For others, the proceedings against Milosevic represent another example of the selective justice of the international legal system. Pinochet has been allowed to avoid a trial despite very serious crimes in Chile. Henry Kissinger has not even been indicted for his many offenses. And when victims of the 1982 Lebanon massacre charged Ariel Sharon with war crimes recently in a Belgian court, the Belgian government apologized and expressed its embarrassment. Close to half a billion US dollars have been spent on the tribunal for the former Yugoslavia, the UN has raised only $34 million to create a court to prosecute RUF leader Foday Sankoh for atrocities committed in Sierra Leone. Foday is alleged to have, among other things, used drugs and intimidation tactics to force children to fight his battles. As a representative of Human Rights Watch noted, "The people of Sierra Leone are no less human beings. The kids that are being slaughtered were also kids - they had hopes, they had dreams."
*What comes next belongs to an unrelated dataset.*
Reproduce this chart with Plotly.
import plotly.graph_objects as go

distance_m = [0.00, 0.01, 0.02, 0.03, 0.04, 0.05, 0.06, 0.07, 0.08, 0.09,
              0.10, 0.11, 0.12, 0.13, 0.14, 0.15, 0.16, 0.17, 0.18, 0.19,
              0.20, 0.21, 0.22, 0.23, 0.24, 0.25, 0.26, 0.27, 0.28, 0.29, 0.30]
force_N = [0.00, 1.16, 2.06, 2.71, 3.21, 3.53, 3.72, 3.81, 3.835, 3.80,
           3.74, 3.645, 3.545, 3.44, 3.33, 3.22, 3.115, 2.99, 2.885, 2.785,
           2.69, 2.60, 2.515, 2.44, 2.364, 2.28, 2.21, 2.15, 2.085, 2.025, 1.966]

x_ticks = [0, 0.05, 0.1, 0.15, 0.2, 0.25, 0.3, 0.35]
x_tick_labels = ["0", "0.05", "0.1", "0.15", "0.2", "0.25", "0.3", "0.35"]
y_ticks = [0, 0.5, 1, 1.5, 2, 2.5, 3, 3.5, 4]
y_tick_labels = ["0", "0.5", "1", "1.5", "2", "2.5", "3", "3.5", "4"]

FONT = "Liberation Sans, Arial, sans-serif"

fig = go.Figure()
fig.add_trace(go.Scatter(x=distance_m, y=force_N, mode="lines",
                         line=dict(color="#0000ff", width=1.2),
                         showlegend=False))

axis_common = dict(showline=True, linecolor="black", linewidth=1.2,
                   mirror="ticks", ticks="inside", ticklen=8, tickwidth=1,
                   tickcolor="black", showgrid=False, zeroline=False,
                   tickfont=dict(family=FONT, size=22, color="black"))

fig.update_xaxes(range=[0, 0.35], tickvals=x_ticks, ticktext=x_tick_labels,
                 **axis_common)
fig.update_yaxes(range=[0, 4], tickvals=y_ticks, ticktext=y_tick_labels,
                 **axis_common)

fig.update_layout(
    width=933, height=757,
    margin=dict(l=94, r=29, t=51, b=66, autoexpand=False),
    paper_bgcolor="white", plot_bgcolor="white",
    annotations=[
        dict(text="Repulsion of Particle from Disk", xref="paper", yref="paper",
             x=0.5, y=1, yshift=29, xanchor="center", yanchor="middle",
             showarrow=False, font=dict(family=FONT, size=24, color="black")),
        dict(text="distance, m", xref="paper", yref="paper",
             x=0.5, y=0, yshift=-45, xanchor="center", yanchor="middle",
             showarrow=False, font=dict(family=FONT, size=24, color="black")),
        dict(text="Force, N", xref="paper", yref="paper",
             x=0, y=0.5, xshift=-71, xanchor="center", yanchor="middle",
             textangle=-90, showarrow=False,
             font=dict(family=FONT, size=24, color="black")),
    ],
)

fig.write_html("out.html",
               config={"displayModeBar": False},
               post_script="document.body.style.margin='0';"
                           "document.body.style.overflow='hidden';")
A Desperate, 'Quick' Solution - Technology

The UNDP Human Development Report has just been released. We had been wondering what to expect after respected guru Richard Jolly was replaced by World Banker Nancy Birdsall. Sure enough, the report turned out to be a celebration of technology as a fix for world poverty. Worst of all, the report made a controversial endorsement of genetically modified foods. The report insists out that scientific breakthroughs have been the key to improving the social standards in poor countries. It hails new technological innovations and knowledge diffusion as a means to spread prosperity across the globe, but fails to acknowledge that all too often technology can deepen inequality and poverty.

The report tends to assume that technology will diffuse 'automatically' in a free market environment. But more than ever, the results of scientific research are protected by patents and other kinds of intellectual property rights that restricts their diffusion.
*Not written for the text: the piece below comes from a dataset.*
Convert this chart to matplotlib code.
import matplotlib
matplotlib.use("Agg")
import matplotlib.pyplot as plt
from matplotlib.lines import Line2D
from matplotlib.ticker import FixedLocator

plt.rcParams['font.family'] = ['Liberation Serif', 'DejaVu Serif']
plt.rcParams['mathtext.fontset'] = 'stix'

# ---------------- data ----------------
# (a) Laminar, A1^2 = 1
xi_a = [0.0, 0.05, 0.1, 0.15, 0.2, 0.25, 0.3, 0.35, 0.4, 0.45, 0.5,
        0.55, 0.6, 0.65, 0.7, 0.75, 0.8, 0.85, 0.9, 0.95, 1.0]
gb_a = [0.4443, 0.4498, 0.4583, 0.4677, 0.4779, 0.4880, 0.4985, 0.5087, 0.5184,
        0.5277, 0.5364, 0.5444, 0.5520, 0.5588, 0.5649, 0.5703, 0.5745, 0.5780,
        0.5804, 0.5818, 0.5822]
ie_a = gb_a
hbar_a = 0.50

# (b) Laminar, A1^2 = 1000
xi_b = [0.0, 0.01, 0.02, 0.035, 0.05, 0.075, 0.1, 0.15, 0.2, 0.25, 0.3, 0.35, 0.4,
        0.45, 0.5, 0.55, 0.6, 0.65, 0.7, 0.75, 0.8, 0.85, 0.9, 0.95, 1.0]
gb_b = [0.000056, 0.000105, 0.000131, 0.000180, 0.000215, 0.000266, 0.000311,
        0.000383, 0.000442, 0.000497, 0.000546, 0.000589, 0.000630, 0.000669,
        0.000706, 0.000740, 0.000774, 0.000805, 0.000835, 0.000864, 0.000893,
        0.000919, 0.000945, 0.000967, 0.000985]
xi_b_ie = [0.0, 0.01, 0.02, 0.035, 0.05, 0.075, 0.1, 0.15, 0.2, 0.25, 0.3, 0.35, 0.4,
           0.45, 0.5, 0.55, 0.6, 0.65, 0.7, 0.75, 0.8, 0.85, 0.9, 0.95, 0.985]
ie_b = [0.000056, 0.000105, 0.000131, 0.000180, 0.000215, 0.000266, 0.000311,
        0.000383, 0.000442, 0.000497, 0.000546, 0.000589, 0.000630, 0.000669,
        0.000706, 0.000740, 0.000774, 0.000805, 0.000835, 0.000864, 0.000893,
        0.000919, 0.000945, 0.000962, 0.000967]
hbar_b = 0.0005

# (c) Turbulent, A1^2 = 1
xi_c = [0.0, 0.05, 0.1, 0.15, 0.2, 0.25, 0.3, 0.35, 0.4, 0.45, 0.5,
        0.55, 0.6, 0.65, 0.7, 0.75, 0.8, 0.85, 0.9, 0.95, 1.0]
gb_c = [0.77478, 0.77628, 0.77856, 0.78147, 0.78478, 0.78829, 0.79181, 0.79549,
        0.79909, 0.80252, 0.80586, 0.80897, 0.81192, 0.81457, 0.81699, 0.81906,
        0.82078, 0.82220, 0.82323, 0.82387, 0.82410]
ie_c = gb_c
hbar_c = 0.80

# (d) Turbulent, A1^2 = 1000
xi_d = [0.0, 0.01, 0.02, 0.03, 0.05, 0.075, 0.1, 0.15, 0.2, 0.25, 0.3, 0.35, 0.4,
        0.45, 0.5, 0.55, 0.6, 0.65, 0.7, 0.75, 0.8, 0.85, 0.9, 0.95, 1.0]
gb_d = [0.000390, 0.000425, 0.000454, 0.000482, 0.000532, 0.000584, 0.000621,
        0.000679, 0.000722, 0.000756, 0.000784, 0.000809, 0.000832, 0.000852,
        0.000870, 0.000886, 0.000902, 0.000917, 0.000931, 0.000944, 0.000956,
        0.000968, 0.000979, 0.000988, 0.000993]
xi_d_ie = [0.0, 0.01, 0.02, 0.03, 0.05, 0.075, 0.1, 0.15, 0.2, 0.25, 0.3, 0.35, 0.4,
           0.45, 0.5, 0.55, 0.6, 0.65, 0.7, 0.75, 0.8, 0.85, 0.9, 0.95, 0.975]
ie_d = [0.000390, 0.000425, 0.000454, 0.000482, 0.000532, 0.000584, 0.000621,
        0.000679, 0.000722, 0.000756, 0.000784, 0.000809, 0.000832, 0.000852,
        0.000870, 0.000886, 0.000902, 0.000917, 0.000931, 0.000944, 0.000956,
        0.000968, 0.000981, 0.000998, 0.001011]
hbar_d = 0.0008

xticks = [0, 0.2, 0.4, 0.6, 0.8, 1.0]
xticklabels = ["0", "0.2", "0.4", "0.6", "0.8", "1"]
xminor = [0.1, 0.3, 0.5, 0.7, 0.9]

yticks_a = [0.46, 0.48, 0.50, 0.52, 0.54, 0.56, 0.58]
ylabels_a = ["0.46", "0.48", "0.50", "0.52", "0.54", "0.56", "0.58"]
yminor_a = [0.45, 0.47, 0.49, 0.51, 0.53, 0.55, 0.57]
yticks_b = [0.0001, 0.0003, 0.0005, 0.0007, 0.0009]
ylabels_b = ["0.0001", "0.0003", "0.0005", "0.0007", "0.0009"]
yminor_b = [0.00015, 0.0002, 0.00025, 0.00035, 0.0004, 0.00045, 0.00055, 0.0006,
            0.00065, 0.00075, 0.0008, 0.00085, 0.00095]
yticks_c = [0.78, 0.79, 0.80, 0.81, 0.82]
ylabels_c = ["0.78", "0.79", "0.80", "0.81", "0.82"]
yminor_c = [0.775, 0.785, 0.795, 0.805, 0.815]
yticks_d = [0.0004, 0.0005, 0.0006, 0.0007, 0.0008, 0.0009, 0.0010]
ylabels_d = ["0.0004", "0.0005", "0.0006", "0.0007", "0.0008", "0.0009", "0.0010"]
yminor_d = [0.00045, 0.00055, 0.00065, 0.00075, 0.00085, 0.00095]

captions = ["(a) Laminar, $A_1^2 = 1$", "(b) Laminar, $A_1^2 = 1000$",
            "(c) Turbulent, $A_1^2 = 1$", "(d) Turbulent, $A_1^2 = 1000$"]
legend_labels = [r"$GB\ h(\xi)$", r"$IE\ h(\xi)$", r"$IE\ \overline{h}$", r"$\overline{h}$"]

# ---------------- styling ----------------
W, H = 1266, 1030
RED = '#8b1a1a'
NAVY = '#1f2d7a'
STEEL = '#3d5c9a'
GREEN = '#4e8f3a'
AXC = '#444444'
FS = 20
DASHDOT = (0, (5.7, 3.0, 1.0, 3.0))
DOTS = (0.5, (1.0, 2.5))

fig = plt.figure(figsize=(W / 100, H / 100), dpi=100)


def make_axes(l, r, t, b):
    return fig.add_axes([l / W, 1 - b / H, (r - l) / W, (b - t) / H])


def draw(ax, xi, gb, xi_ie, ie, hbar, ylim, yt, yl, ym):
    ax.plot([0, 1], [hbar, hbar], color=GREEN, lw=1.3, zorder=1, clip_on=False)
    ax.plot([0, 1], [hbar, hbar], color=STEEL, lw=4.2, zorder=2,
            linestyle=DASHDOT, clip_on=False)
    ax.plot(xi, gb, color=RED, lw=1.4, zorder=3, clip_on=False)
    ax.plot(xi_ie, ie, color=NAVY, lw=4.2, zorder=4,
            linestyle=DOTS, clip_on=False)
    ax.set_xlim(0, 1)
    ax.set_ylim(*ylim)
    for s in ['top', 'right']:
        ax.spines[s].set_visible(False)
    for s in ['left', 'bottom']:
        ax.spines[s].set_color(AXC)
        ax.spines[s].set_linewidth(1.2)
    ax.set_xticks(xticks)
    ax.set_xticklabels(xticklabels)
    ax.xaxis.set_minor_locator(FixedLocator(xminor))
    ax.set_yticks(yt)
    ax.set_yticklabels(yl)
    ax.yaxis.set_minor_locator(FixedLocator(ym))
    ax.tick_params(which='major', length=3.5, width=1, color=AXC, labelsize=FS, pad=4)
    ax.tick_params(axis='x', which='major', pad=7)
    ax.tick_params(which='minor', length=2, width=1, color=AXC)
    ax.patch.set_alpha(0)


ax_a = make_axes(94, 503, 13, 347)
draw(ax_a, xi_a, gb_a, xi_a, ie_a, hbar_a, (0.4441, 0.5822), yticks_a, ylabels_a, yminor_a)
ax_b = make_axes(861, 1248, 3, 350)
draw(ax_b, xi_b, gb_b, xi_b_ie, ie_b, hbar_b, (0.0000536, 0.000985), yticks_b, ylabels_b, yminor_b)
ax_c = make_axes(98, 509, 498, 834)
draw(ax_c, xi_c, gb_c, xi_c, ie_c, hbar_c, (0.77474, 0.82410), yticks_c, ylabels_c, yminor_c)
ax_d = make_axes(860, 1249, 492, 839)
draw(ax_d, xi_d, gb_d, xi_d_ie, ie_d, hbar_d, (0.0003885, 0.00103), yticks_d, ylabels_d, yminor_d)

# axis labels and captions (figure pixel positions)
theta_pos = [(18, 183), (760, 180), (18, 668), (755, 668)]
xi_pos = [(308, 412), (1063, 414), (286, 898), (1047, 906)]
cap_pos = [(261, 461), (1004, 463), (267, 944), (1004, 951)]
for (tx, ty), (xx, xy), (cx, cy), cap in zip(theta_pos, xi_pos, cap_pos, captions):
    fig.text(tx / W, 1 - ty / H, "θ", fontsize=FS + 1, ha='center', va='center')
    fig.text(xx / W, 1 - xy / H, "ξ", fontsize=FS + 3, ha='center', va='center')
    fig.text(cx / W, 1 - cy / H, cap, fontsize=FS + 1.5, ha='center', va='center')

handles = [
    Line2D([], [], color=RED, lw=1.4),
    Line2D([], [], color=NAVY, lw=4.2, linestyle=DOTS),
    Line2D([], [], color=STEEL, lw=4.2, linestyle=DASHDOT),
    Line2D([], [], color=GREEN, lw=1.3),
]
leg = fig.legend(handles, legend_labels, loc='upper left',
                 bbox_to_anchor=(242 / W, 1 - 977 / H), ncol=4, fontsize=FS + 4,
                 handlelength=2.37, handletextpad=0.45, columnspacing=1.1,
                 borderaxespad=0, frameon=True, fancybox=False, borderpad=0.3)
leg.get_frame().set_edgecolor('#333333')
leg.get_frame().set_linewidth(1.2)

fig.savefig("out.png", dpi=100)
The report acknowledges that high product prices and global "market failures" impede technological advancement. The report also acknowledges that "technology is created in response to market pressure - not the needs of poor people, who have little purchasing power."

The report enthusiastically focuses on the tremendous benefits that the poor in developing nations will gain through the introduction of newer technologies. It affirms that with the internet, farmers in developing countries can access information about crop prices and weather and even gain direct access to the market, thereby cutting out the middle man. But how many African farmers are going to buy computers, when they don't even have access to electricity and phone service. Basic needs such as food and shelter must come first. Access to clean water, education, health care, and adequate housing is much more crucial for long-term development.

The Human Development Report was born just over a decade ago as an argument with the World Bank's World Development Report. This year's version leads us to wonder whether the HDR still has a voice separate and independent from the Bank, or whether it will now become just another voice in the Washington Consensus chorus.